Jackson Hole Conference Productivity Focus

Federal Reserve Chairman Powell’s breakfast speech this morning in Wyoming will be focusing on the main topic of the Kansas City Fed’s Jackson Hole Economic Symposium: “Reassessing Constraints on the Economy and Policy”. Unleashing productivity growth will, in our opinion, take the driving seat in FX markets for years to come.

In a world where inflation converged across the globe, FX market participants increasingly focused on current account imbalances and capital flows. Countries delivering faster domestic demand would, in turn, develop large external imbalances, which required capital inflows to balance external accounts. In this note we denote such currency valuation models Balanced Equilibrium Exchange Rates (BEER).

While this backdrop remains the case, large inflation differentials will likely bring currency markets’ attention back to price dynamics and productivity. The idea that exchange rates adjust to make up for price differentials is quite intuitive. This is the backbone of the so-called Purchasing Power Parity currency valuation models (PPP).

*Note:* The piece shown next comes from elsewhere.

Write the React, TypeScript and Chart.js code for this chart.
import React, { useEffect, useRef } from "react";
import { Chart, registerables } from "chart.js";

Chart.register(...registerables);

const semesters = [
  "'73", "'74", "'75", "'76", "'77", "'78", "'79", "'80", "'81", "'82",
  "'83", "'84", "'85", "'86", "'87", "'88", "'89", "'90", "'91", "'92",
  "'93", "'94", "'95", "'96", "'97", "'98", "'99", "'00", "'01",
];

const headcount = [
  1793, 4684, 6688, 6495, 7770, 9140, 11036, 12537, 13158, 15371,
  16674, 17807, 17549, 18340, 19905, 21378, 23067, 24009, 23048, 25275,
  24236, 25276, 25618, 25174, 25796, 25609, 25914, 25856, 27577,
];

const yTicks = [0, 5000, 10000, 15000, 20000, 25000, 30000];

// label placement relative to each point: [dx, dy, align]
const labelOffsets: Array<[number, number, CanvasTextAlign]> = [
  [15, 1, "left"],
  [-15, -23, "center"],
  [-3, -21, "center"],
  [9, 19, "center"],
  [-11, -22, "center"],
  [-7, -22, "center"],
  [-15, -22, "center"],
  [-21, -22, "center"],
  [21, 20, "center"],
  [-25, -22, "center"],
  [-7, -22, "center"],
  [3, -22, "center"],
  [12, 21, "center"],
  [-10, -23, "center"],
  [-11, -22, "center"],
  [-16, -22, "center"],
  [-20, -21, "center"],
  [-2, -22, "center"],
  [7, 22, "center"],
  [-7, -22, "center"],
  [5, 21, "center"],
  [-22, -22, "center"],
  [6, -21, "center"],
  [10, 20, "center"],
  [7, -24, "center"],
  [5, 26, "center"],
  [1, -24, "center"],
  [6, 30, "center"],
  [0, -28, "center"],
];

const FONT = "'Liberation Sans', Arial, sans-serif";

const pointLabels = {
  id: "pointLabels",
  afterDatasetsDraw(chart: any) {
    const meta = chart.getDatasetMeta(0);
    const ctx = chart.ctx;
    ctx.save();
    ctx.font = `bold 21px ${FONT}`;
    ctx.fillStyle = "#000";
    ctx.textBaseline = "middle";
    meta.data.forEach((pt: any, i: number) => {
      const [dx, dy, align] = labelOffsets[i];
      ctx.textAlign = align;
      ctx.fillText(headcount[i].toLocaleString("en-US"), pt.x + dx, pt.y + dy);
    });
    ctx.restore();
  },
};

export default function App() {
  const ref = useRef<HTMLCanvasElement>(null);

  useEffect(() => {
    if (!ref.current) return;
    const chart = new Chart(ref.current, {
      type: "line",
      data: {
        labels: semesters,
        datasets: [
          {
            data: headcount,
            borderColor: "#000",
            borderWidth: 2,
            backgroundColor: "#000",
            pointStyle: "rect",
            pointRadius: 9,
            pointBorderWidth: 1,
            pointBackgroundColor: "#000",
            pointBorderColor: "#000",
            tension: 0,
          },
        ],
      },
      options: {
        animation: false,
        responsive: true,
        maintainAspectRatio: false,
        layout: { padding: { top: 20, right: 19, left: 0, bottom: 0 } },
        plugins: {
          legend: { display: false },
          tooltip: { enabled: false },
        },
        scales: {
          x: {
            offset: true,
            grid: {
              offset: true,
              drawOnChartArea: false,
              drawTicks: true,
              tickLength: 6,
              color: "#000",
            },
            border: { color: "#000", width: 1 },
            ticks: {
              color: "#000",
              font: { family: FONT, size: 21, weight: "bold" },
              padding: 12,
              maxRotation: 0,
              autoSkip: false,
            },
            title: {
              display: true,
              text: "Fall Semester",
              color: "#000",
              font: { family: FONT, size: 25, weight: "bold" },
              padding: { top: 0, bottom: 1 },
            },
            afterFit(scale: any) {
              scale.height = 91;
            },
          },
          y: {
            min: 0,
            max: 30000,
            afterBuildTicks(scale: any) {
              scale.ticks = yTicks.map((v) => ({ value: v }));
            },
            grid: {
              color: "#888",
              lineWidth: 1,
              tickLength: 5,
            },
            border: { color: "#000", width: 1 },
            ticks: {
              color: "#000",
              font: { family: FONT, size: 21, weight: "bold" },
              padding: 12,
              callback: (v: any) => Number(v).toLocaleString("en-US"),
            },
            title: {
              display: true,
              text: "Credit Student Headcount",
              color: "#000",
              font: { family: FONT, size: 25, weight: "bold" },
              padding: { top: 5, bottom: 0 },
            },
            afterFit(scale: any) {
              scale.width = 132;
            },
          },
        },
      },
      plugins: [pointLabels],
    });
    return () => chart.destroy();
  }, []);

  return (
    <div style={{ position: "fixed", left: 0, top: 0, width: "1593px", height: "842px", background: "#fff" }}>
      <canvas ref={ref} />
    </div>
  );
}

Nevertheless, price differentials may prevail for a while, warranting an additional factor to explain currency strength. Enter productivity growth. Countries able to produce the same quality goods and services more efficiently than others would therefore be able to sustain stronger exchange rates and/or higher inflation. As a result, an additional modeling framework helps explain FX valuation with factors such as terms of trade (ratio of export to import prices), foreign direct investment and labor productivity. We define such a framework Dynamic Equilibrium Exchange Rate (DEER). Countries in which productivity growth is collapsing will therefore need to deal with an expensive exchange rate, and perhaps also the risk of currency crisis down the road.

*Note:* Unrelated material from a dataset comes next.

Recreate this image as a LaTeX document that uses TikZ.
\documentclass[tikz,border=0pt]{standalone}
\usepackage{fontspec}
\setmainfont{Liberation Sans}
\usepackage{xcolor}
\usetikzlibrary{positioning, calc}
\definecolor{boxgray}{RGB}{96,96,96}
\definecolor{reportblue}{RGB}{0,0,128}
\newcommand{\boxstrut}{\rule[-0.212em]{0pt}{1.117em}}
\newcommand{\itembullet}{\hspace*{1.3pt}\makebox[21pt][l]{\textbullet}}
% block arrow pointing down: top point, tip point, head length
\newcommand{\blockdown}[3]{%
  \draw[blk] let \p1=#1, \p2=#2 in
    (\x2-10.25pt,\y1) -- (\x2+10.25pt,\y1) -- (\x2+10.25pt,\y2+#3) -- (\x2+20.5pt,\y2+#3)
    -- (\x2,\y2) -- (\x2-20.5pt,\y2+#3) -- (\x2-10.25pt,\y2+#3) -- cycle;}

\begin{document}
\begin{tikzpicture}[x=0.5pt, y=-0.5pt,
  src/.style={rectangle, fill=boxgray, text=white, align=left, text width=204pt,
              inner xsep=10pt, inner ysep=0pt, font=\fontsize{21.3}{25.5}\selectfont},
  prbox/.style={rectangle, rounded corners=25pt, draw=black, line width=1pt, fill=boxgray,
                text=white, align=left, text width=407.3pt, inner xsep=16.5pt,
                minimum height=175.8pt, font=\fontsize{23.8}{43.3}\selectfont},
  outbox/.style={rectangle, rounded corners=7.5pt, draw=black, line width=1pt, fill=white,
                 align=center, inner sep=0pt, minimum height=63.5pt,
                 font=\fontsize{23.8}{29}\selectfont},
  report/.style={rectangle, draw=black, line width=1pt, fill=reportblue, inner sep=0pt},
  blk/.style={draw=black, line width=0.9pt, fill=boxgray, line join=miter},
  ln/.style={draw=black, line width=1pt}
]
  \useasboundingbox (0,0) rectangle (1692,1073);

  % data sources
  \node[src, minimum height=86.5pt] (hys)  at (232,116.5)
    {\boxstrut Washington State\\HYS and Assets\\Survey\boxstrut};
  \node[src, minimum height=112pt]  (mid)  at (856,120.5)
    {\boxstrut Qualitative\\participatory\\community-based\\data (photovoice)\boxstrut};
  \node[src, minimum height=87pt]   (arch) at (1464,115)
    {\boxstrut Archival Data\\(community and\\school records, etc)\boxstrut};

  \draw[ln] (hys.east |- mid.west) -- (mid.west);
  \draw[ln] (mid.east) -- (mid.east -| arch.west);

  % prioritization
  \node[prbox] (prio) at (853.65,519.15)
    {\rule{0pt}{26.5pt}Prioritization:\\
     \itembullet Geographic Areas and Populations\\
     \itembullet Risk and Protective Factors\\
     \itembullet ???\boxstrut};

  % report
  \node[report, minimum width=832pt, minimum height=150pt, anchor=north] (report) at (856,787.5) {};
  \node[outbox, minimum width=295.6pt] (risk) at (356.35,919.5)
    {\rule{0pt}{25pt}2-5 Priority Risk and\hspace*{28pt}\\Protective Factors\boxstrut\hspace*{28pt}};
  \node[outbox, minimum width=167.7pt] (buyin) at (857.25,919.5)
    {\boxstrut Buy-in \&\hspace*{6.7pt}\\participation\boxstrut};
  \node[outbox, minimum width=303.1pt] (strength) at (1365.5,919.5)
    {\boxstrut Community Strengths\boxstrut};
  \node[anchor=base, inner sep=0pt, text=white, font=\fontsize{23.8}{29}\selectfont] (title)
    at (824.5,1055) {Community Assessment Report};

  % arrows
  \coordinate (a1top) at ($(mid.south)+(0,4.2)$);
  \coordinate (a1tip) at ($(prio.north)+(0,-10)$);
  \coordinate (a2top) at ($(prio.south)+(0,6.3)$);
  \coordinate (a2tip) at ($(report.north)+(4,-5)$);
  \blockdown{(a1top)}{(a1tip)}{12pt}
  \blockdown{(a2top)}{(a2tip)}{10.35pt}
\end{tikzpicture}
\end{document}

In the chart below we calculate two simple BEER and DEER models for the USD. We define BEER misalignment as the real effective exchange rate adjustment required to close the external gap in the US’s balance of payments. On the eve of the Great Financial Crisis, the USD’s BEER was overvalued by as much as 20%. According to this model, the USD is now 12.9% overvalued, as the current account deficit has been widening substantially since June 2018, from 1.8% of GDP to 3.9% of GDP now.

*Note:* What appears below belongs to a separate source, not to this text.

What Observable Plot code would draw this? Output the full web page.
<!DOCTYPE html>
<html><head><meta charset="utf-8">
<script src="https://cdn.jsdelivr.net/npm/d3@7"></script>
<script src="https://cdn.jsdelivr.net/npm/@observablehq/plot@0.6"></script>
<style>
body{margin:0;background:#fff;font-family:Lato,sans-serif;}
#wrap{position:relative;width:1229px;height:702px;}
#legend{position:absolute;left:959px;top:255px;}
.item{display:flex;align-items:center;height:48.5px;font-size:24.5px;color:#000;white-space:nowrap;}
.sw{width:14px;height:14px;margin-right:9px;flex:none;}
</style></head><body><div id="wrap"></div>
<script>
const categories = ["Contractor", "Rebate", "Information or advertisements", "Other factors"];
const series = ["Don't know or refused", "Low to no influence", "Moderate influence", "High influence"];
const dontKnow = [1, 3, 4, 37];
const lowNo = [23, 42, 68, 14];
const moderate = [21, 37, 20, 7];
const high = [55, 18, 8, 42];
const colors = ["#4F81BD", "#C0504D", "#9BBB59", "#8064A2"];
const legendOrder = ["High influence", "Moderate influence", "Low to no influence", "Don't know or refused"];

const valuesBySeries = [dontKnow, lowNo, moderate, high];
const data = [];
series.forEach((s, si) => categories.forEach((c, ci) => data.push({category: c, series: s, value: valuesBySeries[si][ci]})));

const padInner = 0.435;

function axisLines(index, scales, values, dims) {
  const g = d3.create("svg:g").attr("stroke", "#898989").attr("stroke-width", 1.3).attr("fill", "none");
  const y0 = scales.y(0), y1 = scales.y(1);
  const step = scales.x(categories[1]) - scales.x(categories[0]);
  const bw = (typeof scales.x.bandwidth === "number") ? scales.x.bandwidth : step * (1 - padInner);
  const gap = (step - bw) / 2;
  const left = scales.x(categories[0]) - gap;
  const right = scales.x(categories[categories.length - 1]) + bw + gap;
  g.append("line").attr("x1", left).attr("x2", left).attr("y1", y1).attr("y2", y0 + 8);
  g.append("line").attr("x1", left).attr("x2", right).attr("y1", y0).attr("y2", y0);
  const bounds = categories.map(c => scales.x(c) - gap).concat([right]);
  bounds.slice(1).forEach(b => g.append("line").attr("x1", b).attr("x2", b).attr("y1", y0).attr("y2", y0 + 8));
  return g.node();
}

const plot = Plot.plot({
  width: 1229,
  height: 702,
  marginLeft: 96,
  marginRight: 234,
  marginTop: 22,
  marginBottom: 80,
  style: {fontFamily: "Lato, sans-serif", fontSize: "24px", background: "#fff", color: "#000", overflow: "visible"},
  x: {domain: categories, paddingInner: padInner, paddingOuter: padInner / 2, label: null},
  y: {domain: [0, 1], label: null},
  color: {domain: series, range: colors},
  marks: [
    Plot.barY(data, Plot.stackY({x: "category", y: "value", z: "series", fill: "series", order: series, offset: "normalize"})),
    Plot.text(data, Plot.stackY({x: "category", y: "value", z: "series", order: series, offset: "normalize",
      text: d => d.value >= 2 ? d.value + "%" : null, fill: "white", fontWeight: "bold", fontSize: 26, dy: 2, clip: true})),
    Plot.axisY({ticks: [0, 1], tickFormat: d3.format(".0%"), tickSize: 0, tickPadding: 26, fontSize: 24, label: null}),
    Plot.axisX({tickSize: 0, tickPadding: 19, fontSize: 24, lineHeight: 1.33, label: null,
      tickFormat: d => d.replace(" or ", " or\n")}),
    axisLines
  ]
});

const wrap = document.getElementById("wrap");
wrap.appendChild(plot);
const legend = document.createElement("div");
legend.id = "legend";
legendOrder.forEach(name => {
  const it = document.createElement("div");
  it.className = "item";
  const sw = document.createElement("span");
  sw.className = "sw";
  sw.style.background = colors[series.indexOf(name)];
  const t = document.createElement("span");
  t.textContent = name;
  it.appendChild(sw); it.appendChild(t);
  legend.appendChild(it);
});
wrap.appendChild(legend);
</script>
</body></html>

The dark line represents a DEER valuation model that incorporates terms of trade, foreign direct investment, and labor productivity in the US. DEER misalignment is therefore the currency adjustment required to close the gap opened from excessive or lagging productivity growth. These factors explained a cheap USD in the 1990s and a subsequently expensive USD following the NASDAQ collapse and a dearth of business sector investment thereafter. The shaded area is the USD real effective exchange rate, which accounts for inflation differentials and trade-weighted exchange rates.